Ms. Yuzik is currently behind bars in a prison run by the fearsome organization, her family said.

Russia’s Foreign Ministry summoned the Iranian ambassador on Friday over the detention of Yuzik.

Another Russian news agency, Interfax, cited the Russian embassy’s spokesman in Iran as saying that journalist Yulia Yuzik has been charged with working for Israeli security services.

Yuzik flew to Tehran upon a private invitation on September 29, Andrei Ganenko said, adding that the embassy found out about her detention only on Friday. “We have not yet received official notification from the local authorities,” he said.

Since her arrest, Yuzik has been given only one minute to talk to her family in Moscow.

“I am sitting on the floor in my cell while having no connection with the outside world”, Yuzik told her family during the one-minute telephone conversation, adding that her trial was set for Saturday.

The journalist’s daughter has also confirmed her mother’s arrest in Tehran on Facebook.

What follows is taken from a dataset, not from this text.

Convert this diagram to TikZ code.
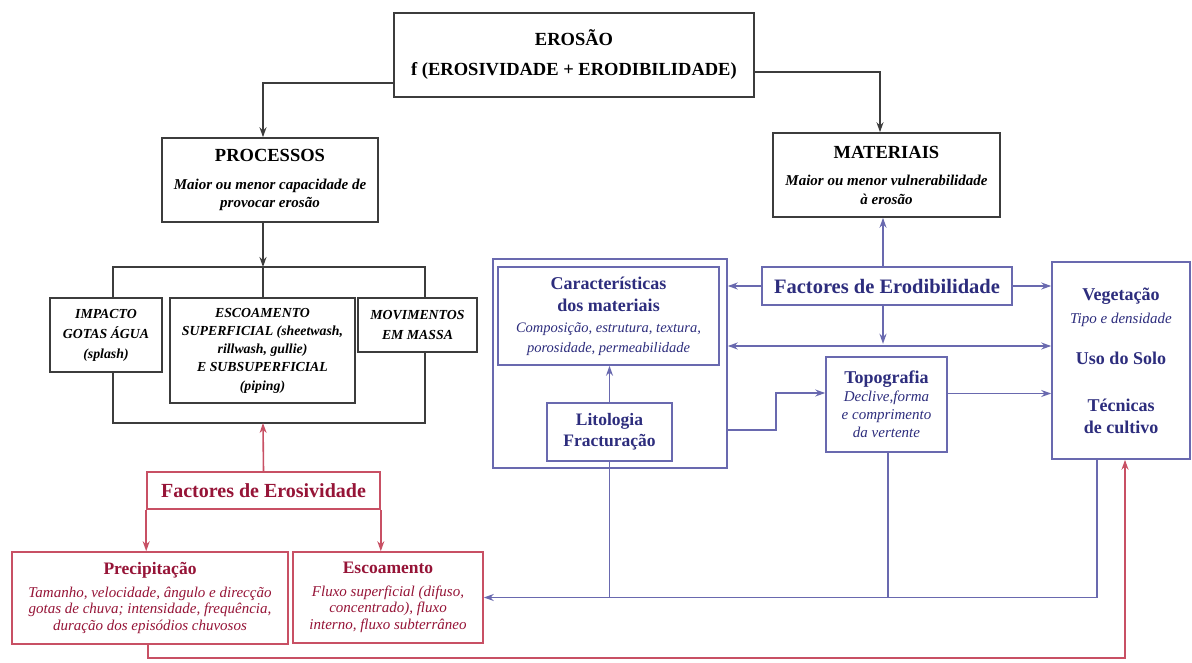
\documentclass[tikz,border=0pt]{standalone}
\usepackage{fontspec}
\setmainfont{Liberation Serif}
\usetikzlibrary{arrows.meta,calc}
\definecolor{kline}{RGB}{60,60,60}
\definecolor{rtext}{RGB}{150,20,55}
\definecolor{rline}{RGB}{200,80,100}
\definecolor{btext}{RGB}{45,45,125}
\definecolor{bline}{RGB}{105,105,175}
\begin{document}
\begin{tikzpicture}[x=1pt,y=-1pt,
  bx/.style 2 args={draw, line width=1.6pt, inner sep=1pt, align=center, minimum width=#1, minimum height=#2},
  kbox/.style={draw=kline, text=black},
  rbox/.style={draw=rline, text=rtext},
  bbox/.style={draw=bline, text=btext},
  hd/.style={font=\bfseries\fontsize{17.5}{21}\selectfont},
  kit/.style={font=\bfseries\itshape\fontsize{15}{18.5}\selectfont},
  sm/.style={font=\bfseries\itshape\fontsize{13.8}{20}\selectfont},
  it/.style={font=\itshape\fontsize{15}{16.5}\selectfont},
  tip/.style={-{Stealth[length=10pt,width=7pt]}},
  kl/.style={draw=kline, line width=1.6pt},
  rl/.style={draw=rline, line width=1.6pt},
  bl/.style={draw=bline, line width=1.6pt},
]
\useasboundingbox[fill=white] (0,0) rectangle (1192,663);

% black part
\node[bx={360pt}{84pt}, kbox, font=\bfseries\fontsize{18.5}{22}\selectfont] (ero) at (574,55) {EROSÃO\\[8pt] f (EROSIVIDADE + ERODIBILIDADE)};
\node[bx={216pt}{84pt}, kbox, kit] (proc) at (270,180) {{\fontsize{18.5}{21}\selectfont\upshape PROCESSOS}\\[9pt] Maior ou menor capacidade de\\ provocar erosão};
\node[bx={227pt}{84pt}, kbox, kit] (mat) at (886.5,175) {{\fontsize{18.5}{21}\selectfont\upshape MATERIAIS}\\[9pt] Maior ou menor vulnerabilidade\\ à erosão};
\node[bx={112pt}{74pt}, kbox, sm] (imp) at (106,335) {IMPACTO\\ GOTAS ÁGUA\\ (splash)};
\node[bx={185pt}{105pt}, kbox, font=\bfseries\itshape\fontsize{13.8}{18.3}\selectfont] (esc) at (262.5,350.5) {ESCOAMENTO\\ SUPERFICIAL (sheetwash,\\ rillwash, gullie)\\ E SUBSUPERFICIAL\\ (piping)};
\node[bx={119pt}{54pt}, kbox, sm] (mov) at (417.5,325) {MOVIMENTOS\\ EM MASSA};

\coordinate (bt) at (263,267);
\coordinate (bb) at (263,423);
\draw[kl, tip] ($(ero.west)+(0,28)$) -| ([xshift=-7pt]proc.north);
\draw[kl, tip] ($(ero.east)+(0,17)$) -| ([xshift=-6.5pt]mat.north);
\draw[kl, tip] ([xshift=-7pt]proc.south) -- (bt);
\draw[kl] ([xshift=7pt]imp.north) |- (bt) -| ([xshift=7.5pt]mov.north);
\draw[kl] (bt) -- (bt |- esc.north);
\draw[kl] ([xshift=7pt]imp.south) |- (bb) -| ([xshift=7.5pt]mov.south);

% red part
\node[bx={233pt}{37pt}, rbox, font=\bfseries\fontsize{20}{23}\selectfont] (fero) at (263.5,490.5) {Factores de Erosividade};
\node[bx={276pt}{92pt}, rbox, it] (prec) at (150,598) {{\upshape\bfseries\fontsize{17.5}{20}\selectfont Precipitação}\\[6pt] Tamanho, velocidade, ângulo e direcção\\ gotas de chuva; intensidade, frequência,\\ duração dos episódios chuvosos};
\node[bx={190pt}{91pt}, rbox, it] (escr) at (388,597.5) {{\upshape\bfseries\fontsize{17.5}{20}\selectfont Escoamento}\\[6pt] Fluxo superficial (difuso,\\ concentrado), fluxo\\ interno, fluxo subterrâneo};

\draw[rl, tip] (fero.north) -- (bb);
\draw[rl, tip] (fero.south west) -- (fero.south west |- prec.north);
\draw[rl, tip] (fero.south east) -- (fero.south east |- escr.north);

% blue part
\node[bx={234pt}{209pt}, bbox] (outer) at (610,363.5) {};
\node[bx={221pt}{98pt}, bbox, font=\itshape\fontsize{14.5}{20}\selectfont] (car) at (608.5,316) {{\upshape\bfseries\fontsize{18}{21}\selectfont Características}\\[2pt] {\upshape\bfseries\fontsize{18}{21}\selectfont dos materiais}\\[1pt] Composição, estrutura, textura,\\ porosidade, permeabilidade};
\node[bx={125pt}{58pt}, bbox, hd] (lit) at (609.5,432) {Litologia\\ Fracturação};
\node[bx={250pt}{38pt}, bbox, font=\bfseries\fontsize{20.5}{23}\selectfont] (ferod) at (887,286) {Factores de Erodibilidade};
\node[bx={121pt}{95pt}, bbox, font=\itshape\fontsize{15}{18}\selectfont] (topo) at (886.5,404.5) {{\upshape\bfseries\fontsize{18}{21}\selectfont Topografia}\\ Declive,forma\\ e comprimento\\ da vertente};
\node[bx={138pt}{197pt}, bbox, font=\bfseries\fontsize{18}{21}\selectfont] (veg) at (1121,360.5) {Vegetação\\[2pt] {\itshape\mdseries\fontsize{15}{17}\selectfont Tipo e densidade}\\[20pt] Uso do Solo\\[26pt] Técnicas\\[1pt] de cultivo};

\draw[bl, tip] ([xshift=-4pt]ferod.north) -- ([xshift=-3.5pt]mat.south);
\draw[bl, tip] (ferod.west) -- (ferod.west -| outer.east);
\draw[bl, tip] (ferod.east) -- (ferod.east -| veg.west);
\draw[bl, tip] ([xshift=-4pt]ferod.south) -- ++(0,38);
\draw[bl, {Stealth[length=10pt,width=7pt]}-{Stealth[length=10pt,width=7pt]}] ($(outer.east)+(0,-17.5)$) -- ($(outer.east -| veg.west)+(0,-17.5)$);
\draw[bl, tip] ($(topo.east)+(0,-11)$) -- ($(topo.east -| veg.west)+(0,-11)$);
\draw[bl, tip] ($(outer.east)+(0,66.5)$) -- ++(48,0) |- ($(topo.west)+(0,-11.5)$);
\draw[bl, tip] (lit.north) -- (lit.north |- car.south);
\draw[bl] (lit.south) -- (lit.south |- escr.east);
\draw[bl] ([xshift=1.5pt]topo.south) -- ([xshift=1.5pt]topo.south |- escr.east);
\draw[bl, tip] ([xshift=-24pt]veg.south) |- (escr.east);

% red feedback line
\draw[rl, tip] ([xshift=-2pt]prec.south) -- ++(0,13) -| ([xshift=4pt]veg.south);
\end{tikzpicture}
\end{document}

Yuzik, who had earlier worked as a correspondent in Iran, was arrested at a hotel in Tehran on October 3, the Russian diplomatic mission’s press officer told TASS.

Yuzik’s ex-husband, journalist Boris Voitsekhovsky, told RFE/RL that she was accused of spying for Israel. This information has not been officially confirmed.

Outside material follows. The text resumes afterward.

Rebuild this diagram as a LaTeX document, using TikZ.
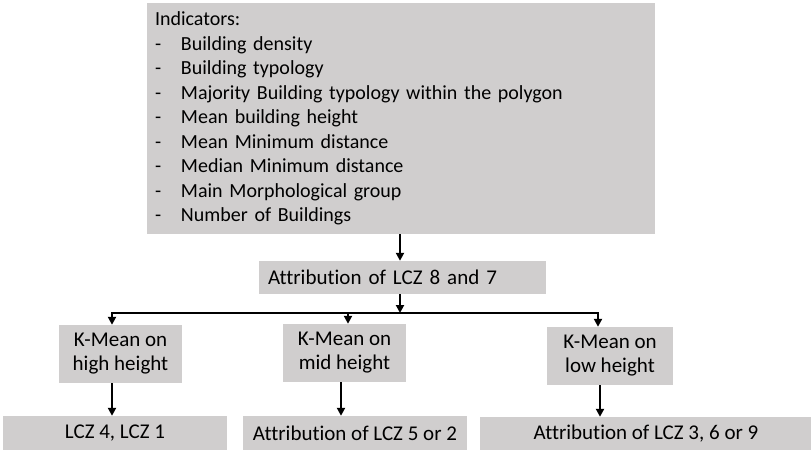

According to Voitsekhovsky, Yuzik faces ten years in prison if convicted.

He also said that Yuzik was arrested after she arrived in Tehran earlier this week on an unspecified invitation. Voitsekhovsky said that her passport had been confiscated by Iranian border control immediately after landing in Tehran.

Born in Russia’s Rostov region in 1981, Yulia Yuzik gained prominence in 2003 with her book, Allah’s Brides, about female suicide bombers in the mostly Muslim-populated Russian region of the North Caucasus. The book has been released in nine countries.

Yuzik earlier worked as a reporter for Komsomolskaya Pravda and Russian Newsweek journal. Since 2003, she has been conducting journalistic investigations.